See In re Zajni, 403 B.R. 891, 895 (Bankr. M.D. Fla. 2008)(Funk, J.); See also In re Robinson, 2012 WL 2847603, *3 (Bankr. M.D. Fla. 2012)(Briskman, J.)(debtor has the burden to establish a violation of the automatic stay occurred and such violation was willful); In re Baldwin, 2007 WL 4414870, *4 (Bankr. S.D. Fla. 2007)(movant bears burden by a preponderance of the evidence that violator knew of the automatic stay and intended the actions that constitute the stay violation).
Here, the Debtor did not meet his burden. The Debtor did not demonstrate that Mariner willfully violated the automatic stay by calling him. As to the telephone calls made by Mariner prior to December 21, 2016, the telephone calls are not willful violations because Mariner did not have notice that the Debtor had filed a bankruptcy case. As to the Santiago Calls, the Court finds that Mariner's records are credible and that the calls did not occur. But even if the Santiago Calls did occur, the Santiago Calls are not a stay violation.
The Santiago Calls occurred around the time Mariner sent the Debtor a reaffirmation agreement for the Van. Based on the timing of the Santiago Calls and the Debtor's testimony that Mariner wanted to "make a deal," the Court finds that the Santiago Calls were merely Mariner's attempts to negotiate a reaffirmation agreement. A creditor discussing or negotiating a reaffirmation agreement with a debtor does not violate the automatic stay provided that the creditor does not coerce or harass the debtor. Based on the Debtor's testimony, the Santiago Calls (if they did occur) did not coerce or harass the Debtor. And even though the Debtor's bankruptcy statements disclose that the Debtor intended to surrender the Van, Mariner could have been contacting the Debtor about a reaffirmation agreement because the Debtor did not serve Mariner with a copy of the statement as required by Bankruptcy Rule 1007, and the evidence presented does not demonstrate that Mariner knew about the Debtor's intent to surrender the Van prior to the Santiago Calls.

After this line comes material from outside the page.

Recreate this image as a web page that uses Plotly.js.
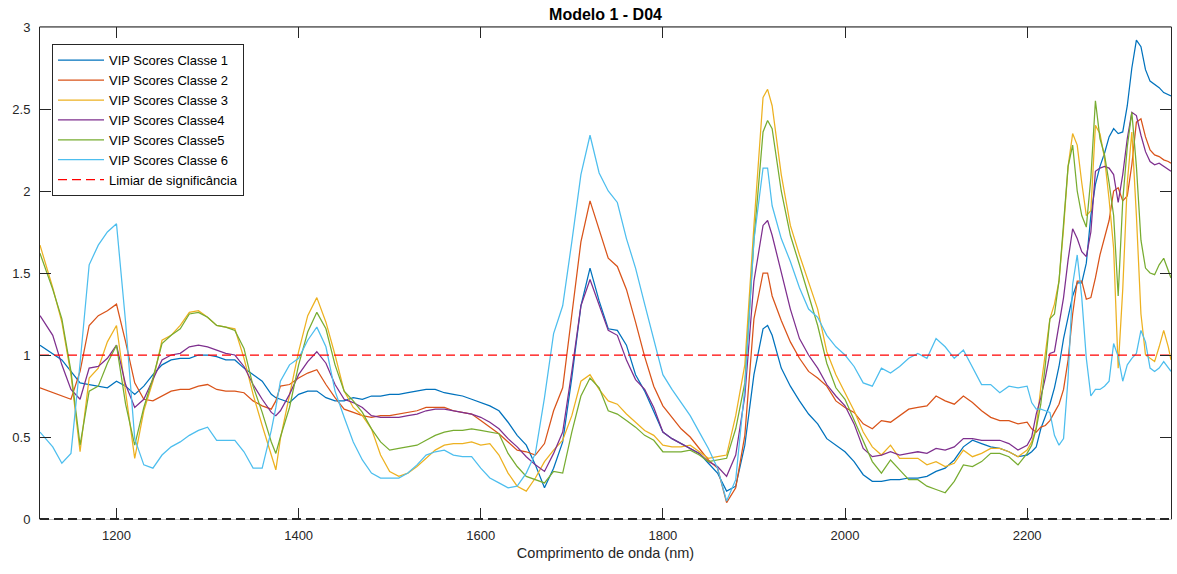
<!DOCTYPE html>
<html>
<head>
<meta charset="utf-8">
<script src="https://cdn.plot.ly/plotly-3.0.1.min.js"></script>
<style>html,body{margin:0;padding:0;background:#fff;}#chart{width:1177px;height:574px;}</style>
</head>
<body>
<div id="chart"></div>
<script>
// Wavelength (nm)
const wavelength = [
1116,1130,1140,1150,1160,1170,1180,1190,1200,1210,1220,1230,1240,1250,1260,1270,1280,1290,1300,1310,1320,1330,
1340,1350,1360,1370,1375,1380,1390,1400,1410,1420,1430,1440,1450,1460,1470,1480,1490,1500,1510,1520,1530,1540,
1550,1560,1570,1580,1590,1600,1610,1620,1630,1640,1650,1660,1670,1680,1690,1700,1710,1720,1730,1740,1750,
1760,1770,1780,1790,1800,1810,1820,1830,1840,1850,1860,1870,1880,1890,1900,1910,1915,1920,1930,1940,1950,1960,
1970,1980,1990,2000,2010,2020,2030,2040,2050,2060,2070,2080,2090,2100,2110,2120,2130,2140,2150,
2160,2170,2180,2190,
2200,2205,2210,2215,2220,2225,2230,2235,2240,2245,2250,2255,2260,2265,2270,2275,2280,2285,2290,2295,2300,2305,2310,2315,2320,2325,2330,2335,2340,2345,2350,2355,2358];

const vipClasse1 = [
1.06,1.01,0.97,0.90,0.83,0.82,0.81,0.80,0.84,0.81,0.76,0.81,0.88,0.94,0.97,0.98,0.98,1.00,1.00,0.99,0.97,0.97,
0.92,0.88,0.84,0.76,0.74,0.73,0.71,0.76,0.78,0.78,0.74,0.72,0.72,0.74,0.73,0.75,0.75,0.76,0.76,0.77,0.78,0.79,
0.79,0.77,0.76,0.75,0.73,0.71,0.69,0.66,0.59,0.51,0.45,0.33,0.19,0.31,0.47,0.86,1.30,1.53,1.33,1.16,1.15,
1.06,0.88,0.78,0.66,0.53,0.49,0.46,0.43,0.40,0.34,0.28,0.17,0.20,0.45,0.88,1.16,1.18,1.12,0.92,0.81,0.72,0.64,
0.58,0.49,0.45,0.41,0.35,0.27,0.23,0.23,0.24,0.24,0.25,0.25,0.26,0.29,0.31,0.36,0.44,0.48,0.46,
0.44,0.43,0.41,0.38,
0.39,0.41,0.44,0.55,0.63,0.70,0.80,0.93,1.10,1.24,1.36,1.44,1.44,1.56,1.85,2.04,2.15,2.23,2.33,2.38,2.35,2.36,2.52,2.75,2.92,2.88,2.74,2.67,2.65,2.63,2.60,2.59,2.58];

const vipClasse2 = [
0.80,0.77,0.75,0.73,0.90,1.18,1.24,1.27,1.31,1.08,0.83,0.73,0.72,0.75,0.78,0.79,0.79,0.81,0.82,0.79,0.78,0.78,
0.77,0.72,0.69,0.67,0.72,0.81,0.82,0.86,0.89,0.91,0.82,0.74,0.67,0.65,0.63,0.62,0.63,0.63,0.64,0.65,0.66,0.68,
0.68,0.68,0.66,0.65,0.64,0.60,0.56,0.52,0.47,0.42,0.41,0.39,0.46,0.66,0.80,1.25,1.69,1.94,1.77,1.59,1.54,
1.40,1.20,0.99,0.81,0.69,0.62,0.55,0.50,0.43,0.36,0.31,0.10,0.19,0.51,1.22,1.50,1.50,1.36,1.21,1.08,0.98,0.90,
0.86,0.81,0.72,0.68,0.65,0.58,0.55,0.60,0.59,0.63,0.67,0.68,0.69,0.75,0.72,0.70,0.75,0.71,0.66,
0.62,0.60,0.60,0.58,
0.59,0.55,0.53,0.56,0.57,0.60,0.65,0.70,0.79,0.97,1.25,1.45,1.45,1.34,1.35,1.47,1.61,1.72,1.82,2.00,2.02,1.94,1.97,2.16,2.42,2.44,2.33,2.25,2.22,2.21,2.19,2.18,2.17];

const vipClasse3 = [
1.67,1.41,1.20,0.88,0.41,0.86,0.92,1.08,1.18,0.78,0.37,0.66,0.84,1.09,1.12,1.18,1.26,1.27,1.23,1.18,1.17,1.16,
0.98,0.76,0.57,0.38,0.30,0.49,0.76,1.02,1.24,1.35,1.20,1.00,0.78,0.68,0.63,0.55,0.39,0.29,0.26,0.28,0.32,0.37,
0.42,0.45,0.46,0.46,0.47,0.45,0.46,0.39,0.28,0.20,0.17,0.25,0.35,0.42,0.48,0.63,0.84,0.88,0.79,0.72,0.70,
0.64,0.59,0.54,0.51,0.45,0.44,0.44,0.45,0.41,0.37,0.38,0.39,0.63,0.94,1.79,2.57,2.62,2.52,2.10,1.79,1.61,1.44,
1.28,1.02,0.88,0.77,0.66,0.53,0.44,0.39,0.45,0.37,0.37,0.37,0.33,0.35,0.32,0.34,0.42,0.38,0.40,
0.43,0.43,0.41,0.38,
0.42,0.47,0.56,0.80,1.00,1.22,1.31,1.45,1.77,2.15,2.35,2.28,2.05,1.85,1.88,2.40,2.35,2.20,1.95,1.65,0.92,1.40,2.05,2.36,1.85,1.25,1.00,0.98,0.96,1.05,1.15,1.05,0.97];

const vipClasse4 = [
1.24,1.12,0.94,0.79,0.73,0.92,0.93,0.98,1.06,0.82,0.68,0.73,0.85,0.97,1.00,1.01,1.05,1.06,1.05,1.03,1.01,1.00,
0.93,0.82,0.73,0.65,0.63,0.66,0.76,0.88,0.96,1.02,0.95,0.82,0.73,0.71,0.68,0.63,0.62,0.62,0.62,0.63,0.64,0.66,
0.67,0.67,0.66,0.65,0.64,0.62,0.59,0.55,0.49,0.44,0.38,0.33,0.29,0.40,0.53,0.90,1.30,1.46,1.31,1.15,1.12,
0.97,0.85,0.79,0.68,0.53,0.49,0.46,0.43,0.40,0.35,0.32,0.26,0.39,0.75,1.45,1.79,1.82,1.73,1.50,1.28,1.10,1.00,
0.92,0.82,0.75,0.69,0.58,0.43,0.38,0.39,0.41,0.39,0.40,0.41,0.40,0.43,0.42,0.44,0.49,0.49,0.48,
0.48,0.48,0.46,0.42,
0.45,0.50,0.64,0.74,0.86,1.01,1.02,1.19,1.35,1.58,1.77,1.71,1.63,1.60,1.75,2.12,2.14,2.15,2.14,2.10,1.93,2.10,2.32,2.48,2.46,2.34,2.24,2.18,2.16,2.17,2.15,2.13,2.12];

const vipClasse5 = [
1.62,1.40,1.22,0.90,0.45,0.78,0.81,0.95,1.06,0.70,0.45,0.68,0.86,1.07,1.12,1.16,1.25,1.26,1.23,1.18,1.17,1.15,
1.04,0.81,0.65,0.47,0.40,0.50,0.68,0.94,1.14,1.26,1.16,0.94,0.78,0.72,0.65,0.55,0.47,0.42,0.43,0.44,0.45,0.48,
0.51,0.53,0.54,0.54,0.55,0.54,0.53,0.52,0.40,0.32,0.26,0.24,0.22,0.29,0.28,0.53,0.75,0.86,0.80,0.66,0.64,
0.60,0.56,0.51,0.48,0.41,0.41,0.41,0.42,0.39,0.35,0.36,0.37,0.55,0.83,1.70,2.36,2.43,2.38,2.00,1.73,1.55,1.36,
1.18,0.95,0.80,0.73,0.60,0.47,0.35,0.28,0.36,0.30,0.24,0.24,0.20,0.18,0.16,0.23,0.33,0.32,0.35,
0.40,0.40,0.38,0.33,
0.40,0.45,0.55,0.70,0.94,1.22,1.25,1.45,1.80,2.15,2.28,2.00,1.85,1.78,2.08,2.55,2.32,2.22,2.05,1.85,1.36,1.94,2.27,2.48,2.15,1.70,1.53,1.50,1.49,1.55,1.59,1.52,1.47];

const vipClasse6 = [
0.53,0.44,0.34,0.40,0.95,1.55,1.67,1.75,1.80,1.20,0.49,0.33,0.31,0.39,0.44,0.47,0.51,0.54,0.56,0.48,0.48,0.48,
0.41,0.31,0.31,0.54,0.68,0.84,0.94,0.98,1.09,1.17,1.05,0.78,0.62,0.47,0.36,0.28,0.25,0.25,0.25,0.28,0.33,0.39,
0.41,0.42,0.39,0.38,0.38,0.31,0.25,0.22,0.19,0.20,0.28,0.40,0.74,1.13,1.30,1.69,2.10,2.34,2.11,2.00,1.93,
1.71,1.53,1.31,1.09,0.88,0.79,0.71,0.63,0.53,0.43,0.31,0.11,0.24,0.80,1.70,2.14,2.14,1.91,1.71,1.57,1.41,1.28,
1.23,1.12,1.05,1.00,0.93,0.83,0.81,0.92,0.89,0.93,0.98,1.01,0.98,1.10,1.05,0.98,1.03,0.92,0.82,
0.82,0.77,0.81,0.80,
0.81,0.71,0.67,0.67,0.66,0.65,0.51,0.45,0.49,0.86,1.43,1.61,1.35,0.98,0.75,0.79,0.79,0.81,0.84,1.07,0.99,0.84,0.94,0.98,1.01,1.15,1.08,0.92,0.90,0.92,0.96,0.92,0.90];

const seriesNames = ['VIP Scores Classe 1','VIP Scores Classe 2','VIP Scores Classe 3','VIP Scores Classe4','VIP Scores Classe5','VIP Scores Classe 6'];
const thresholdName = 'Limiar de significância';
const threshold = 1;
const xTicks = [1200,1400,1600,1800,2000,2200];
const yTicks = [0,0.5,1,1.5,2,2.5,3];
const yTickText = ['0','0.5','1','1.5','2','2.5','3'];

const colors = ['#0072BD','#D95319','#EDB120','#7E2F8E','#77AC30','#4DBEEE'];
const allSeries = [vipClasse1,vipClasse2,vipClasse3,vipClasse4,vipClasse5,vipClasse6];
const FONT = 'Liberation Sans, Arial, Helvetica, sans-serif';
const AX = '#262626';

const traces = allSeries.map((ys,i)=>({
  type:'scatter', mode:'lines', x:wavelength, y:ys, name:seriesNames[i],
  line:{color:colors[i], width:1.25}, hoverinfo:'skip'
}));
const xMin = wavelength[0], xMax = wavelength[wavelength.length-1];
traces.push({
  type:'scatter', mode:'lines', x:[xMin,xMax], y:[threshold,threshold], name:thresholdName,
  line:{color:'#FF0000', width:1.25, dash:'9px,5px'}, hoverinfo:'skip'
});

const layout = {
  width:1177, height:574,
  margin:{l:40, r:6, t:27, b:55},
  paper_bgcolor:'#ffffff', plot_bgcolor:'#ffffff',
  font:{family:FONT, size:13, color:AX},
  title:{text:'<b>Modelo 1 - D04</b>', font:{family:FONT, size:16, color:'#000'},
         x:0.5, xref:'paper', xanchor:'center', y:1-14/574, yref:'container', yanchor:'middle'},
  xaxis:{range:[xMin,xMax], tickvals:xTicks, ticks:'inside', ticklen:11, tickwidth:1, tickcolor:AX,
         showline:true, linecolor:'#bdbdbd', linewidth:1, mirror:'allticks', showgrid:false, zeroline:false,
         tickfont:{size:13, color:AX}, ticklabelstandoff:4,
         title:{text:'Comprimento de onda (nm)', font:{size:14.5, color:AX}, standoff:6}},
  yaxis:{range:[0,3], tickvals:yTicks, ticktext:yTickText, ticks:'inside', ticklen:11, tickwidth:1, tickcolor:AX,
         showline:true, linecolor:AX, linewidth:1, mirror:'allticks', showgrid:false, zeroline:false,
         tickfont:{size:13, color:AX}, ticklabelstandoff:6},
  showlegend:true,
  legend:{x:(52-40)/1131, y:(519.3-44)/492.6, xanchor:'left', yanchor:'top',
          bgcolor:'#ffffff', bordercolor:AX, borderwidth:1, font:{size:13, color:'#000'},
          tracegroupgap:0, itemwidth:46},
  shapes:[
    {type:'line', xref:'paper', yref:'paper', x0:0, x1:1, y0:1, y1:1, line:{color:AX, width:1}, layer:'above'},
    {type:'line', xref:'paper', yref:'paper', x0:0, x1:1, y0:0, y1:0, line:{color:AX, width:2, dash:'9px,5px'}, layer:'above'}
  ]
};

Plotly.newPlot('chart', traces, layout, {displayModeBar:false, staticPlot:true});
</script>
</body>
</html>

See In re Jamo, 283 F.3d 392, 399 (5th Cir. 2002); Cox v. Zale Del., Inc., 239 F.3d 910, 912 (7th Cir.2001); See also In re Estrada, 439 B.R. 227, 230 (Bankr. S.D. Fla. 2010)(adopting Jamo that "while the automatic stay is in effect, a creditor may engage in post-petition negotiations pertaining to a bankruptcy-related reaffirmation agreement so long as the creditor does not engage in coercive or harassing tactics.").
Bankruptcy Rule 1007(b)(2) states that "[a] copy of the statement of intention shall be served on the trustee and the creditors named in the statement on or before the filing of the statement."

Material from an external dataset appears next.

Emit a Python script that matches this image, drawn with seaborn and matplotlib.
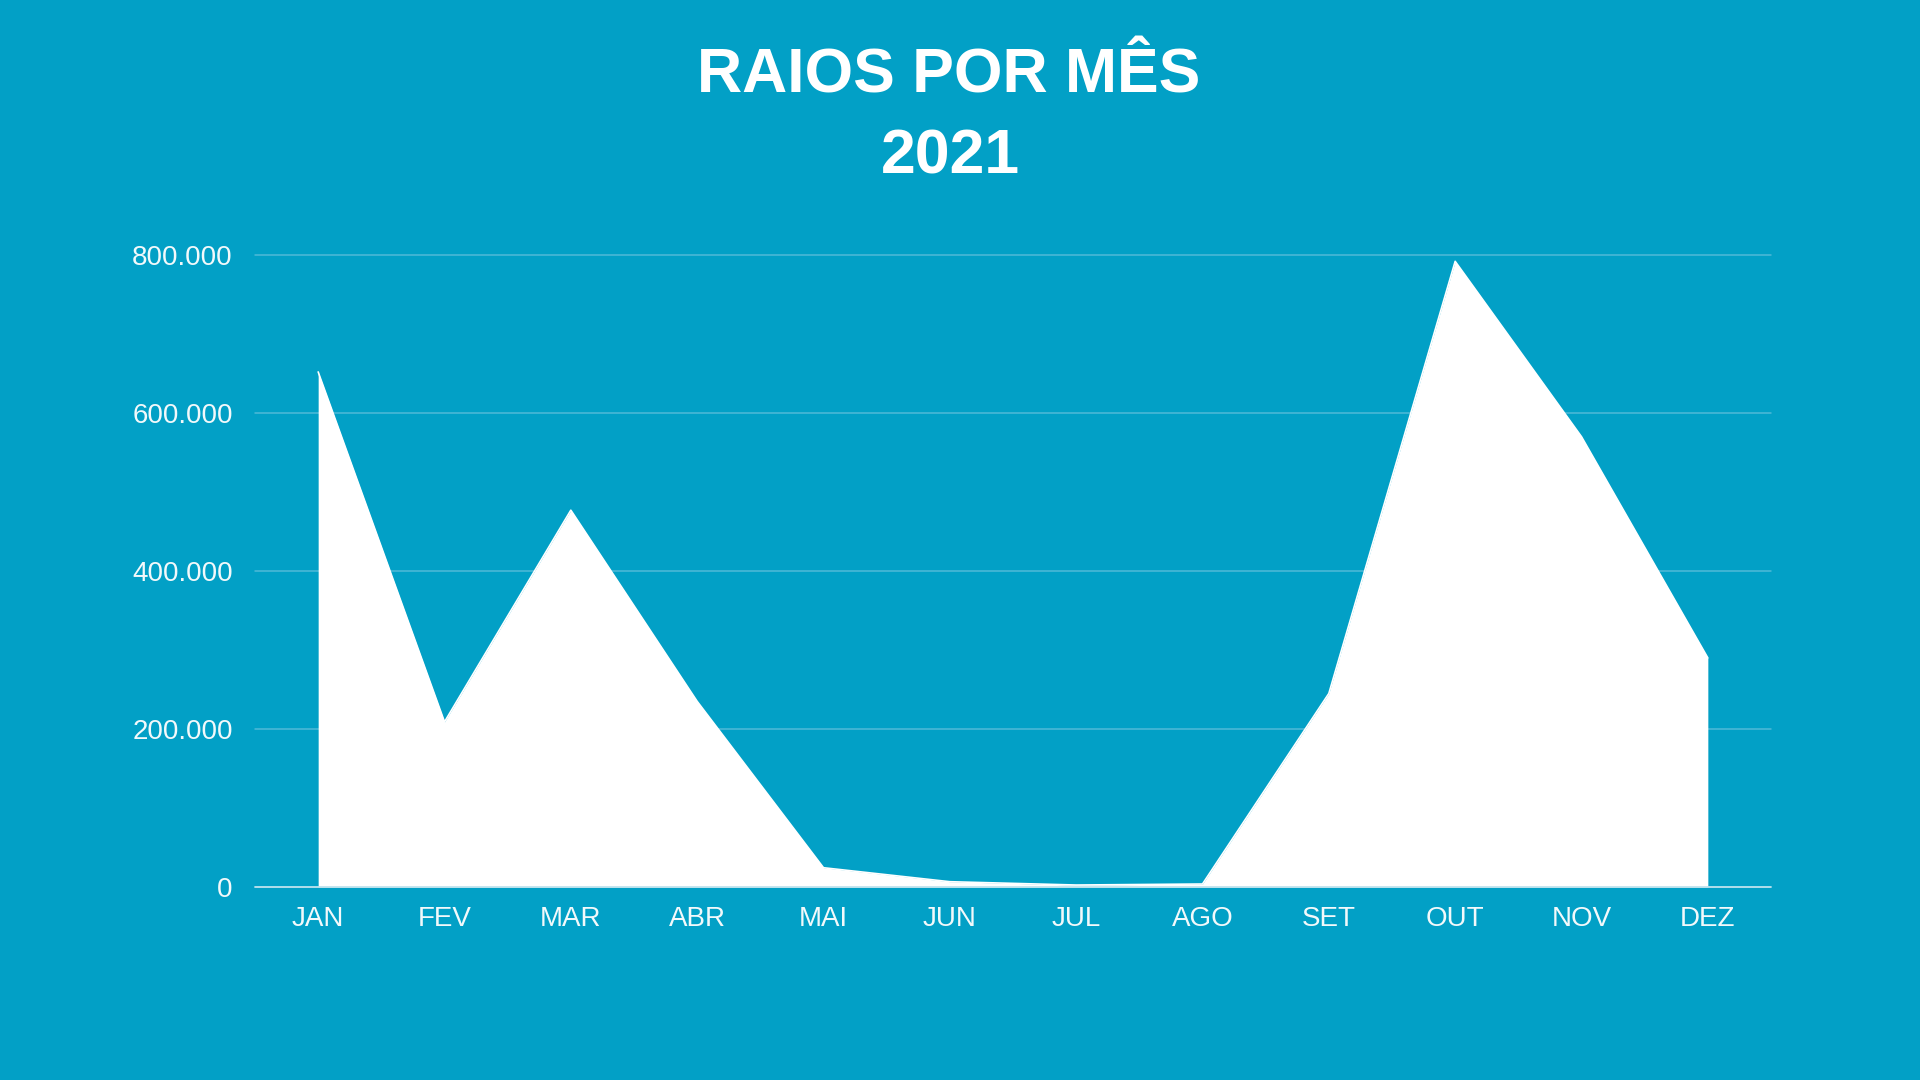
import numpy as np
import pandas as pd
import seaborn as sns
import matplotlib.pyplot as plt

# dados
meses = ["JAN", "FEV", "MAR", "ABR", "MAI", "JUN", "JUL", "AGO", "SET", "OUT", "NOV", "DEZ"]
raios = [652000, 209000, 477000, 235000, 24400, 6700, 2500, 3800, 245000, 792000, 570000, 290000]
yticks = [0, 200000, 400000, 600000, 800000]
ytick_labels = ["0", "200.000", "400.000", "600.000", "800.000"]

bg = "#02A0C6"
grid_col = "#4FBAD8"
txt_col = "#F2F9FB"

sns.set_theme(style="white")
plt.rcParams['font.family'] = ['Liberation Sans', 'DejaVu Sans']

df = pd.DataFrame({"mes": meses, "raios": raios})

fig = plt.figure(figsize=(19.2, 10.8), dpi=100, facecolor=bg)
ax = fig.add_axes([255 / 1920, 1 - 887 / 1080, (1771 - 255) / 1920, (887 - 255) / 1080])
ax.set_facecolor(bg)

sns.lineplot(data=df, x="mes", y="raios", color="white", linewidth=1.2, ax=ax, zorder=3)
ax.fill_between(np.arange(len(meses)), df["raios"], 0, color="white", linewidth=0, zorder=3)
for ln in ax.lines:
    ln.set_clip_on(False)

ax.set_xlim(-0.5, len(meses) - 0.5)
ax.set_ylim(0, 800000)
ax.set_yticks(yticks)
ax.set_yticklabels(ytick_labels)

# grade horizontal
for v in yticks[1:]:
    ax.axhline(v, color=grid_col, linewidth=1.1, zorder=1, clip_on=False)
ax.axhline(0, color="#BFE3EE", linewidth=1.3, zorder=4, clip_on=False)

for s in ax.spines.values():
    s.set_visible(False)
ax.tick_params(axis="y", length=0, pad=16, labelsize=20, labelcolor=txt_col)
ax.tick_params(axis="x", length=0, pad=14, labelsize=20, labelcolor=txt_col)
ax.set_xlabel("")
ax.set_ylabel("")

fig.text(0.494, 1 - 76 / 1080, "RAIOS POR MÊS", ha="center", va="center",
         fontsize=45, fontweight="bold", color="white")
fig.text(0.495, 1 - 157 / 1080, "2021", ha="center", va="center",
         fontsize=45, fontweight="bold", color="white")

plt.savefig("out.png", dpi=100, facecolor=bg)
plt.close()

As to the April Call, the Debtor did not prove that Mariner made the call or willfully violated the automatic stay. Mariner's records are credible and demonstrate that the April Call did not occur. In addition, Santiago - the only Mariner employee that the Debtor spoke with on the telephone - testified that she did not work that day. The Debtor's own testimony even supports this conclusion by often referring to the tow truck operator as having made the April Call. And, this Court could not ascertain from the Debtor's testimony what Mariner may have said to the Debtor during the April Call if it did occur. Having considered the evidence presented, the Court cannot conclude that Mariner willfully violated the automatic stay by making telephone calls to the Debtor.
As to any other telephone calls from Mariner that the Debtor did not answer, the Debtor failed to demonstrate that Mariner willfully violated the automatic stay. Again, Mariner's records do not show any calls to or from the Debtor after December 21, 2016. And to the extent that any calls did exist, the Debtor did not demonstrate that Mariner made the telephone calls to collect a prepetition debt. Here, the telephone calls could have related to other matters that do not violate the stay, such as reaffirmation agreement negotiations or the Debtor's Van parked at the Office. --------
The Debtor did not demonstrate that Mariner willfully violated the automatic stay by threatening to revoke his driver's license if he did not sign papers transferring title of the Van. Here, the Court finds Santiago's testimony credible. Santiago testified that she did not work the date of the April Meeting. As a result, Santiago could not have made a threat to revoke the Debtor's driver's license. Although the Debtor testified at one point that Santiago made the threat, most of the Debtor's testimony about the threat appeared to focus on the tow truck operator, and not Santiago. Having considered the evidence presented, the Court cannot conclude that Mariner willfully violated the automatic stay by threatening to revoke his driver's license if he did not sign papers transferring title of the Van.
Finally, the Debtor relied primarily on his testimony to support the Motion for Sanctions at trial. Overall, the Court gave lesser weight to the Debtor's testimony in making the above conclusions. Throughout the trial, the Debtor's testimony was often confusing, nonresponsive, and at times contradictory. The Debtor appeared to need leading questions from his counsel to arrive at the facts needed to support the Motion for Sanctions. This Court spent a significant amount of time after the trial listening to the Debtor's testimony. And having considered the Debtor's testimony and all other evidence admitted, the Court cannot find that Mariner willfully violated the automatic stay. Accordingly, for the reasons stated above, the Motion for Sanctions (Doc. No. 30) is denied.
ORDERED.
Dated: October 01, 2018
/s/_________
Cynthia C. Jackson
United States Bankruptcy Judge Attorney Robert Branson is directed to serve a copy of this order on interested parties and file a proof of service within three (3) days of entry of the order.